Simulated and predicted responses of tree stem radial growth to climate change—A case study in semi-arid north central China

Abstract

Precise knowledge how tree growth will respond to future climate change is essential for the adapted management of forest ecosystems. By conducting sensitivity tests, tree-ring process-based cambial growth models can provide an innovative way to better understand wood formation under different climate change scenarios. As a case study in semi-arid north central China, we used artificially increased or decreased daily climatic data as input to the Vaganov-Shashkin dynamic growth model to investigate the response of wood formation to climatic change. By calibrating the tree-ring model using daily climate data over the period 1951–2010, we found that 81% of radial growth was driven by soil moisture, while 13% of growth was controlled by temperature.
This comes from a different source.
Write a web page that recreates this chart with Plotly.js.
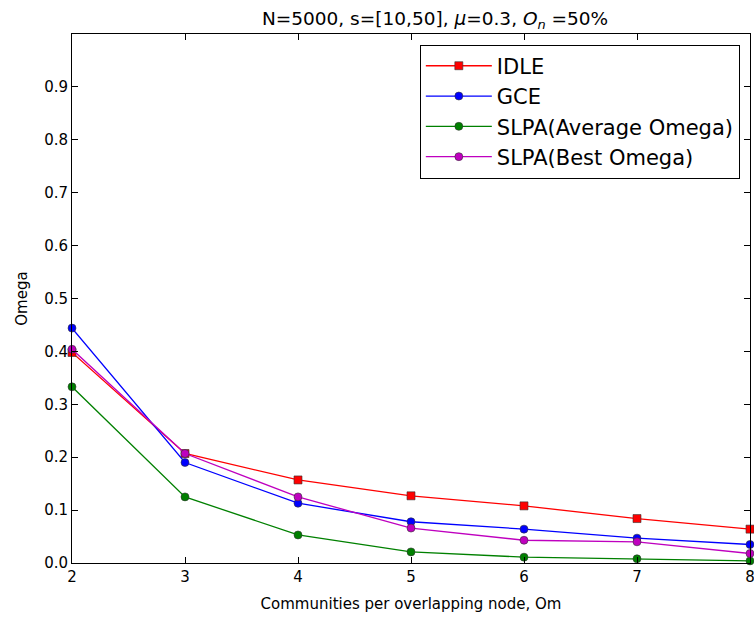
<!DOCTYPE html>
<html>
<head>
<meta charset="utf-8">
<script src="https://cdn.plot.ly/plotly-3.0.1.min.js"></script>
<style>html,body{margin:0;padding:0;background:#fff;}#chart{width:754px;height:618px;}</style>
</head>
<body>
<div id="chart"></div>
<script>
const om = [2, 3, 4, 5, 6, 7, 8];
const idle = [0.398, 0.207, 0.157, 0.127, 0.108, 0.084, 0.064];
const gce = [0.444, 0.190, 0.113, 0.078, 0.064, 0.047, 0.035];
const slpaAvg = [0.333, 0.125, 0.053, 0.021, 0.011, 0.008, 0.004];
const slpaBest = [0.404, 0.207, 0.125, 0.066, 0.043, 0.040, 0.018];
const yTicks = [0, 0.1, 0.2, 0.3, 0.4, 0.5, 0.6, 0.7, 0.8, 0.9];
const yTickText = ['0.0','0.1','0.2','0.3','0.4','0.5','0.6','0.7','0.8','0.9'];

function tr(name, y, color, symbol) {
  return {
    x: om, y: y, name: name, legendgroup: name, type: 'scatter', mode: 'lines+markers',
    line: {color: color, width: 1.3},
    marker: {color: color, symbol: symbol, size: 8, line: {color: '#333', width: 0.6}},
    cliponaxis: false
  };
}
const data = [
  tr('IDLE', idle, '#ff0000', 'square'),
  tr('GCE', gce, '#0000ff', 'circle'),
  tr('SLPA(Average Omega)', slpaAvg, '#008000', 'circle'),
  tr('SLPA(Best Omega)', slpaBest, '#bf00bf', 'circle')
];
const font = {family: 'DejaVu Sans, sans-serif', color: '#000'};
const layout = {
  width: 754, height: 618,
  margin: {l: 72, r: 4, t: 34, b: 55},
  paper_bgcolor: '#fff', plot_bgcolor: '#fff',
  font: font,
  title: {text: 'N=5000, s=[10,50], <i>μ</i>=0.3, <i>O</i><sub><i>n</i></sub> =50%',
          font: {family: 'DejaVu Sans, sans-serif', size: 18.5, color: '#000'},
          x: 0.577, xanchor: 'center', y: 0.97, yanchor: 'middle'},
  xaxis: {
    range: [2, 8], tickvals: om, ticktext: om.map(String),
    showgrid: false, zeroline: false, showline: true, linecolor: '#000', linewidth: 1,
    mirror: 'ticks', ticks: 'inside', ticklen: 6, tickcolor: '#000',
    ticklabeloverflow: 'allow',
    tickfont: {size: 15, family: 'DejaVu Sans, sans-serif'},
    title: {text: 'Communities per overlapping node, Om', font: {size: 15, family: 'DejaVu Sans, sans-serif'}, standoff: 13}
  },
  yaxis: {
    range: [0, 1], tickvals: yTicks, ticktext: yTickText,
    showgrid: false, zeroline: false, showline: true, linecolor: '#000', linewidth: 1,
    mirror: 'ticks', ticks: 'inside', ticklen: 6, tickcolor: '#000',
    tickfont: {size: 15, family: 'DejaVu Sans, sans-serif'},
    title: {text: 'Omega', font: {size: 15, family: 'DejaVu Sans, sans-serif'}, standoff: 12}
  },
  legend: {
    x: 0.985, xanchor: 'right', y: 0.98, yanchor: 'top',
    bordercolor: '#000', borderwidth: 1, bgcolor: '#fff',
    font: {size: 21, family: 'DejaVu Sans, sans-serif'},
    tracegroupgap: 0, itemwidth: 66
  },
  showlegend: true
};
Plotly.newPlot('chart', data, layout, {displayModeBar: false, staticPlot: true});
</script>
</body>
</html>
During the main growing season June–August, significant differences in the integral growth rate occurred after changing precipitation by ± 30% or by decreasing temperature by 3.0°C (p< 0.05). However, increasing temperature showed only modest effects on tree radial growth rate. During the past 60 years, a significant advancement of the starting dates of growth was detected, whereby non-significant variability was found for the ending dates of growth. Contemporaneously, the effect of previous winter temperature (previous December to current January) on cambial growth initiation declined after 1980. Significant differences in the growth onset dates only occurred when temperature was reduced by 4.5 °C or increased by 5.5 °C. Moreover, both the onset and ending dates of growth in the study region were more sensitive to cooling rather than to warming. If temperature will increase by 2°C and precipitation will increase by 30% at the end of this century as predicted by some Earth system models, tree radial growth might increase by 19% in the study region, compared to the average during the period 1952–2010. Consequently, tree stem radial growth is expected to increase under a warming and wetting climatic scenario, but will decrease under drying conditions.